Edited by Sebastian Bersick and Werner Pascha of AREA Ruhr

Professors Sebastian Bersick (Bochum) and Werner Pascha (Duisburg) have recently edited a special issue of the East Asian Community Review, a journal of Palgrave Macmillan with Professor Key-young Son of Korea University, Seoul, as editor-in-chief, on “East Asia and the EU – Partners in Global Economic Governance”. The publication is an outcome of the research efforts of the Alliance for Research on East Asia Ruhr (AREA Ruhr), a cooperative scheme between the Faculty of East Asian Studies of the Ruhr-University of Bochum and of the Institute of East Asian Studies (IN-EAST) of Duisburg-Essen University.

The special issue, published in June 2019 (https://link.springer.com/journal/42215/2/1), focuses on the topic of global governance and the role that European and East Asian actors and institutions play within it. All contributions explore how and why actors and institutions in Europe and East Asia are engaging in multilateral cooperation and the role of the domestic, regional and global levels in shaping their respective policies, behaviour and relations amongst both regions and on the global stage.

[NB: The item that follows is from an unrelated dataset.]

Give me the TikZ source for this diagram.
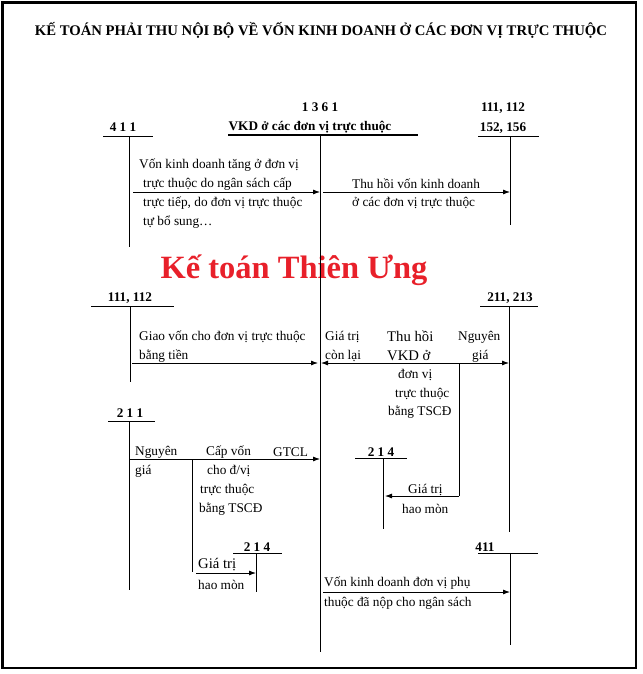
\documentclass[tikz,border=0pt]{standalone}
\usepackage{fontspec}
\setmainfont{Liberation Serif}
\usetikzlibrary{arrows.meta}
\definecolor{wmred}{HTML}{E8202A}
\tikzset{
  txt/.style={anchor=west,inner sep=0pt,font=\fontsize{13.3}{15}\selectfont},
  big/.style={anchor=west,inner sep=0pt,font=\fontsize{14.7}{16}\selectfont},
  acc/.style={anchor=center,inner sep=0pt,font=\bfseries\fontsize{13.2}{15}\selectfont},
  tline/.style={line width=0.8pt},
  conn/.style={line width=0.8pt,-{Latex[length=7pt,width=5pt]}},
}
\begin{document}
\begin{tikzpicture}[x=1pt,y=-1pt]
\useasboundingbox (0,0) rectangle (642,674);
\draw[line width=2.6pt] (2.5,2.5) rectangle (636,668);
\node[anchor=center,inner sep=0pt,font=\bfseries\fontsize{14.7}{16}\selectfont] (title) at (321,30) {KẾ TOÁN PHẢI THU NỘI BỘ VỀ VỐN KINH DOANH Ở CÁC ĐƠN VỊ TRỰC THUỘC};
% watermark
\node[anchor=center,inner sep=0pt,text=wmred,font=\bfseries\fontsize{32.5}{35}\selectfont] (wm) at (294,270) {Kế toán Thiên Ưng};
% account headers
\node[acc] (h1361) at (320,107) {1 3 6 1};
\node[acc] (hvkd) at (310,127) {VKD ở các đơn vị trực thuộc};
\node[acc] (h411a) at (123,127) {4 1 1};
\node[acc] (h111a) at (503,108) {111, 112};
\node[acc] (h152) at (503,128) {152, 156};
\node[acc] (h111b) at (130,298) {111, 112};
\node[acc] (h211b) at (510,298) {211, 213};
\node[acc] (h211) at (130,413) {2 1 1};
\node[acc] (h214a) at (381,452) {2 1 4};
\node[acc] (h214b) at (257,547) {2 1 4};
\node[acc] (h411b) at (485,547) {411};
% T-account coordinates
\coordinate (m1) at (228,134.5); \coordinate (m2) at (418,134.5);
\coordinate (mt) at (320,134.5); \coordinate (mb) at (320,652);
\coordinate (a1) at (103,136); \coordinate (a2) at (153,136);
\coordinate (at) at (129,136); \coordinate (ab) at (129,247);
\coordinate (b1) at (478,136); \coordinate (b2) at (539,136);
\coordinate (bt) at (510,136); \coordinate (bb) at (510,225);
\coordinate (c1) at (91,306); \coordinate (c2) at (174,306);
\coordinate (ct) at (130,306); \coordinate (cb) at (130,382);
\coordinate (d1) at (480,306); \coordinate (d2) at (538,306);
\coordinate (dt) at (509,306); \coordinate (db) at (509,532);
\coordinate (e1) at (108,421); \coordinate (e2) at (155,421);
\coordinate (et) at (129,421); \coordinate (eb) at (129,590);
\coordinate (f1) at (355,458.5); \coordinate (f2) at (407,458.5);
\coordinate (ft) at (383,458.5); \coordinate (fb) at (383,529);
\coordinate (g1) at (233,553); \coordinate (g2) at (282,553);
\coordinate (gt) at (256,553); \coordinate (gb) at (256,592);
\coordinate (k1) at (478,553); \coordinate (k2) at (538,553);
\coordinate (kt) at (510,553); \coordinate (kb) at (510,645);
\draw[line width=2pt] (m1) -- (m2);
\draw[tline] (mt) -- (mb);
\foreach \n in {a,b,c,d,e,f,g,k}{
  \draw[tline] (\n1) -- (\n2);
  \draw[tline] (\n t) -- (\n b);
}
% connectors
\coordinate (p1s) at (133,192); \coordinate (p1e) at (320,192);
\draw[conn] (p1s) -- (p1e);
\coordinate (p2s) at (323,192); \coordinate (p2e) at (510,192);
\draw[conn] (p2s) -- (p2e);
\coordinate (p3s) at (132,363); \coordinate (p3e) at (318,363);
\draw[conn] (p3s) -- (p3e);
\coordinate (q) at (459,363); \coordinate (ql) at (321,363); \coordinate (qr) at (509,363);
\coordinate (qd) at (459,496); \coordinate (qe) at (385,496);
\draw[conn] (q) -- (ql);
\draw[conn] (q) -- (qr);
\draw[tline] (q) -- (qd);
\draw[conn] (qd) -- (qe);
\coordinate (r1) at (130,459); \coordinate (r2) at (320,459);
\draw[conn] (r1) -- (r2);
\coordinate (rs) at (192,459); \coordinate (rd) at (192,572);
\draw[tline] (rs) -- (rd);
\coordinate (s1) at (196,573); \coordinate (s2) at (256,573);
\draw[conn] (s1) -- (s2);
\coordinate (u1) at (323,592); \coordinate (u2) at (510,592);
\draw[conn] (u1) -- (u2);
% texts
\node[txt] (t1a) at (139,165) {Vốn kinh doanh tăng ở đơn vị};
\node[txt] (t1b) at (143,184) {trực thuộc do ngân sách cấp};
\node[txt] (t1c) at (143,203) {trực tiếp, do đơn vị trực thuộc};
\node[txt] (t1d) at (143,222) {tự bổ sung…};
\node[txt] (t2a) at (352,184) {Thu hồi vốn kinh doanh};
\node[txt] (t2b) at (352,203) {ở các đơn vị trực thuộc};
\node[txt] (t3a) at (139,337) {Giao vốn cho đơn vị trực thuộc};
\node[txt] (t3b) at (139,356) {bằng tiền};
\node[txt] (t4a) at (325,337) {Giá trị};
\node[txt] (t4b) at (325,356) {còn lại};
\node[big] (t4c) at (387,336) {Thu hồi};
\node[big] (t4d) at (387,356) {VKD ở};
\node[txt] (t4e) at (458,337) {Nguyên};
\node[txt] (t4f) at (472,356) {giá};
\node[txt] (t4g) at (398,375) {đơn vị};
\node[txt] (t4h) at (395,394) {trực thuộc};
\node[txt] (t4i) at (388,412) {bằng TSCĐ};
\node[txt] (t5a) at (135,452) {Nguyên};
\node[txt] (t5b) at (135,471) {giá};
\node[txt] (t5c) at (206,452) {Cấp vốn};
\node[txt] (t5d) at (207,471) {cho đ/vị};
\node[txt] (t5e) at (200,490) {trực thuộc};
\node[txt] (t5f) at (199,509) {bằng TSCĐ};
\node[txt] (t5g) at (273,452) {GTCL};
\node[txt] (t6a) at (408,490) {Giá trị};
\node[txt] (t6b) at (402,509) {hao mòn};
\node[big] (t7a) at (198,565) {Giá trị};
\node[txt] (t7b) at (198,585) {hao mòn};
\node[txt] (t8a) at (324,583) {Vốn kinh doanh đơn vị phụ};
\node[txt] (t8b) at (324,603) {thuộc đã nộp cho ngân sách};
\end{tikzpicture}
\end{document}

Papers were firstly presented during a workshop at Ruhr University Bochum on the eve of the Hamburg G20 summit in 2017. The event was supported by the European Union’s Jean Monnet programme and by its Jean Monnet Chair on “The International Political Economy of EU-Asia Relations”, located at the Faculty of East Asian Studies, Department of International Political Economy of East Asia, RUB. It was organized in cooperation with the School of International Relations and Public Affairs (SIRPA), Fudan University in Shanghai, and formed part of the AREA Ruhr collaboration.

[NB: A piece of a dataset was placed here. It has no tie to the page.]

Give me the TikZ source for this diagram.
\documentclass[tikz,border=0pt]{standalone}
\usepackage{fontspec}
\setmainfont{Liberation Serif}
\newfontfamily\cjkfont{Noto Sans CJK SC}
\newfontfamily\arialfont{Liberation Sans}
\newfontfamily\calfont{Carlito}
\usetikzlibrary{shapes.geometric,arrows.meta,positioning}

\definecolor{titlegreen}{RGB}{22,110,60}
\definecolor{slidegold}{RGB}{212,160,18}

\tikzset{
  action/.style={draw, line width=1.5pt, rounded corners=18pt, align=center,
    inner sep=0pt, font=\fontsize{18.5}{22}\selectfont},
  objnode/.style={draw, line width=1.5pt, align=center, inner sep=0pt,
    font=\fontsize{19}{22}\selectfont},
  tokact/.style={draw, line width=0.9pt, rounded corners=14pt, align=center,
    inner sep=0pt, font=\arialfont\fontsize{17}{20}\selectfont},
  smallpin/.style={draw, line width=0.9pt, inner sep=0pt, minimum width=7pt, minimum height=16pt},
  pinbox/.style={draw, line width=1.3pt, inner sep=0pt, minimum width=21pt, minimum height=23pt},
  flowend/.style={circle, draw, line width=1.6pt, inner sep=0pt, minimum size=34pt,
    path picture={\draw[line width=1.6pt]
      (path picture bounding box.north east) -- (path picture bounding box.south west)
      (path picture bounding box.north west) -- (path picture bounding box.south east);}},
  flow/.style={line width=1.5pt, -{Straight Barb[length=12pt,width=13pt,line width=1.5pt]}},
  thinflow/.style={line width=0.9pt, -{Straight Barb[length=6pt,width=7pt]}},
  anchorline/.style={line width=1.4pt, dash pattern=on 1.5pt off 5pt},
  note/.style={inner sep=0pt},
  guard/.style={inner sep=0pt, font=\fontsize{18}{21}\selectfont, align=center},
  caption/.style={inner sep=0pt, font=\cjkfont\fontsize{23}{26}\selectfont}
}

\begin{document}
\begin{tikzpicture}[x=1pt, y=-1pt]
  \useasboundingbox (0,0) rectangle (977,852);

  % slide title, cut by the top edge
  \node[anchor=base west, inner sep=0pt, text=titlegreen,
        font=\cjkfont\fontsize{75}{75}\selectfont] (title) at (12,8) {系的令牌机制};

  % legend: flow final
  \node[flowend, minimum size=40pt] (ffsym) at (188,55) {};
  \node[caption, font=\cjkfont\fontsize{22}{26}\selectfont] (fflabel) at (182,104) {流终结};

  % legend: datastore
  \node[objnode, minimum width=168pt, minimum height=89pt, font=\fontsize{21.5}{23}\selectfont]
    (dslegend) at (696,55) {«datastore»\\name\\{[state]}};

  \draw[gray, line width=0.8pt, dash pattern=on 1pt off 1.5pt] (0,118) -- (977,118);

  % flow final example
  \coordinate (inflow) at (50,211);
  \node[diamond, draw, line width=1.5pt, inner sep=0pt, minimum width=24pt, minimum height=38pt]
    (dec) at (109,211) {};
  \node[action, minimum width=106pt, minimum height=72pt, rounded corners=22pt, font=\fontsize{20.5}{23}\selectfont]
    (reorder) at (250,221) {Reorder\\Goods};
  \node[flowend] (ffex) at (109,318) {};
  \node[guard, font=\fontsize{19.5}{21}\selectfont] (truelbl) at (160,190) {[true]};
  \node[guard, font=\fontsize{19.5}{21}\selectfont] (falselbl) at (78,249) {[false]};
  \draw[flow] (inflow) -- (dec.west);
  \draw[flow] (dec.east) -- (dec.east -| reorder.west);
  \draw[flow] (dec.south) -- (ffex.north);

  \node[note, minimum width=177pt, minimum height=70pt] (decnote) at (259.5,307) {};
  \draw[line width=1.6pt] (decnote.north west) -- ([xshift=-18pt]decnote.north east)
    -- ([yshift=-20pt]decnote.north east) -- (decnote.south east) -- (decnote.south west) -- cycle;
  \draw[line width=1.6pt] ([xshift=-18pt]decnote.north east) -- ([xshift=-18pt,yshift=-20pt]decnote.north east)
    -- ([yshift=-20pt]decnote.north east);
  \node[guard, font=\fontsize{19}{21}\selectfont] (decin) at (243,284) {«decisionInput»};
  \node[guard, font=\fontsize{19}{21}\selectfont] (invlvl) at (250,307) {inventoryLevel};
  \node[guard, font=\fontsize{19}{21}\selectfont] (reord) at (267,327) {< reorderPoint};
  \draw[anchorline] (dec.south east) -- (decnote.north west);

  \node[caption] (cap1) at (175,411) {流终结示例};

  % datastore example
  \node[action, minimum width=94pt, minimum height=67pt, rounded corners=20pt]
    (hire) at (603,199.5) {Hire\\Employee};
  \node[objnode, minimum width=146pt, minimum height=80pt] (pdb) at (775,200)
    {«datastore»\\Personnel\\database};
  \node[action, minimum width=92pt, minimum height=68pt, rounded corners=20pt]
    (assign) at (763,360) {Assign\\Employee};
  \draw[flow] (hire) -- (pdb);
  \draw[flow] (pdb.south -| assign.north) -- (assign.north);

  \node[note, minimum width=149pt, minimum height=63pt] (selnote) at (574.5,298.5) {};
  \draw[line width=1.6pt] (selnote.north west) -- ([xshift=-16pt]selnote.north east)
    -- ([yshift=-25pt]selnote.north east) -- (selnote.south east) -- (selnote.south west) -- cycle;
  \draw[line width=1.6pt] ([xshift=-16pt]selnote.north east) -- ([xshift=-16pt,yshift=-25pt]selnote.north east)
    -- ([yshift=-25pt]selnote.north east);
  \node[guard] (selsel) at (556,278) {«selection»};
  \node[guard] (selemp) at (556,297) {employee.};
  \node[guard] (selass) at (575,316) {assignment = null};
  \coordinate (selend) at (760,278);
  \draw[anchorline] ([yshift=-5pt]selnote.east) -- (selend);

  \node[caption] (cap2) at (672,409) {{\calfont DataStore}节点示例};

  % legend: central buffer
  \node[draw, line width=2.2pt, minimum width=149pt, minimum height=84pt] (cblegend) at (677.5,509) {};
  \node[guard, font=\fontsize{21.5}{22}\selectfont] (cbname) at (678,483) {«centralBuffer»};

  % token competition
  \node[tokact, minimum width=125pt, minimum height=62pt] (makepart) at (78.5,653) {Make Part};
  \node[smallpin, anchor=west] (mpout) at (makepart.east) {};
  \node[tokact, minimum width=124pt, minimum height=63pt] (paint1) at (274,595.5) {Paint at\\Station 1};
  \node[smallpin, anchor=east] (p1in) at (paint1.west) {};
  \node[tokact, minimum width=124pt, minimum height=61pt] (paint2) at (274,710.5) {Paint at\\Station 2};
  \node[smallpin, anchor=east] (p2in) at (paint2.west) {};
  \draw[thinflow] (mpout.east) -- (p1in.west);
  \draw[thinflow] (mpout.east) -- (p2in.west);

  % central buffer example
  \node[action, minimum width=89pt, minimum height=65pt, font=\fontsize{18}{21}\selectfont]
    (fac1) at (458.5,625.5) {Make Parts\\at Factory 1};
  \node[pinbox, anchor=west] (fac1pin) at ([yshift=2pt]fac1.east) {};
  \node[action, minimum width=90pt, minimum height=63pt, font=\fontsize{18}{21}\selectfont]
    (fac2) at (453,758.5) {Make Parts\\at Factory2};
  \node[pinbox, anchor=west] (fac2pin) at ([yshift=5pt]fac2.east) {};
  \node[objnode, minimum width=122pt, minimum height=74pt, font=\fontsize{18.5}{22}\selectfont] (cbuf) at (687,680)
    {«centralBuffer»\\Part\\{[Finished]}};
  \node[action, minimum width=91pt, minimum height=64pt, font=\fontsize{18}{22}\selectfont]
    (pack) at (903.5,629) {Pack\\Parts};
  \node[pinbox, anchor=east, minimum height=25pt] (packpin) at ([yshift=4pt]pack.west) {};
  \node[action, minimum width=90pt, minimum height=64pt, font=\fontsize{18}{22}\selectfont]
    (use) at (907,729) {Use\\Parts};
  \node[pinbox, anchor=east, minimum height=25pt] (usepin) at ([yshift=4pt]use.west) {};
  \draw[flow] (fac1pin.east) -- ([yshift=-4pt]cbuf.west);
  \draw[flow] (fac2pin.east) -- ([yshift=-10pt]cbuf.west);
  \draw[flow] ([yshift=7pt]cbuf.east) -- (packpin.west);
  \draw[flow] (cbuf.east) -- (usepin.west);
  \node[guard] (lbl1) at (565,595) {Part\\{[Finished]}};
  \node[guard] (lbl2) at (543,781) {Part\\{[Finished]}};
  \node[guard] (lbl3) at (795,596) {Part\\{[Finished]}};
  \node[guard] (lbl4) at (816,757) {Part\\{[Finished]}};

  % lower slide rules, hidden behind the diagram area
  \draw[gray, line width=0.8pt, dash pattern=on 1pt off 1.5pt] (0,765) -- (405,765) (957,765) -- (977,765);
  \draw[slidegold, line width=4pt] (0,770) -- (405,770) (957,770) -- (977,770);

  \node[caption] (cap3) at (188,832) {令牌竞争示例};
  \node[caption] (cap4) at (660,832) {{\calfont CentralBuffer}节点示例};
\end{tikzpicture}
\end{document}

The special issue encompasses four papers. Questioning the efficiency of intensive globalization, Werner Pascha (IN-EAST Duisburg) introduces the idea of a “regional policy space” in his conceptual paper on “The Globalization Trilemma and Regional Policy Space: Opportunities and Challenges for the EU and East Asia”. Bernadette Andreosso O’Callaghan (RU Bochum) deals with “The G20 Growth Challenge in the Framework of EU East-Asia Economic Relations”, approaching the topic from a macro-economic level of analysis. Nele Noesselt’s (IN-EAST Duisburg) article on “Sino-EU Cooperation 2.0: Toward a Global “Green Strategy?” discusses China’s strategy vis-à-vis Europe as well as the recent changes in the EU’s China policy. Wang Xiaorui’s (Huaqiao University in Quanzhou) article “China’s Approach to Environmental Governance and the Role of the EU in Market-Induced Reforms” deals with how China’s domestic environmental governance policies and mechanisms are co-shaped by market-induced forces. All papers ultimately aim at contributing to the literature and policy discourse on the role of East Asia and the EU with regard to the future of politics and global governance, the reform of global economic governance and regional contributions in defence of multilateralism.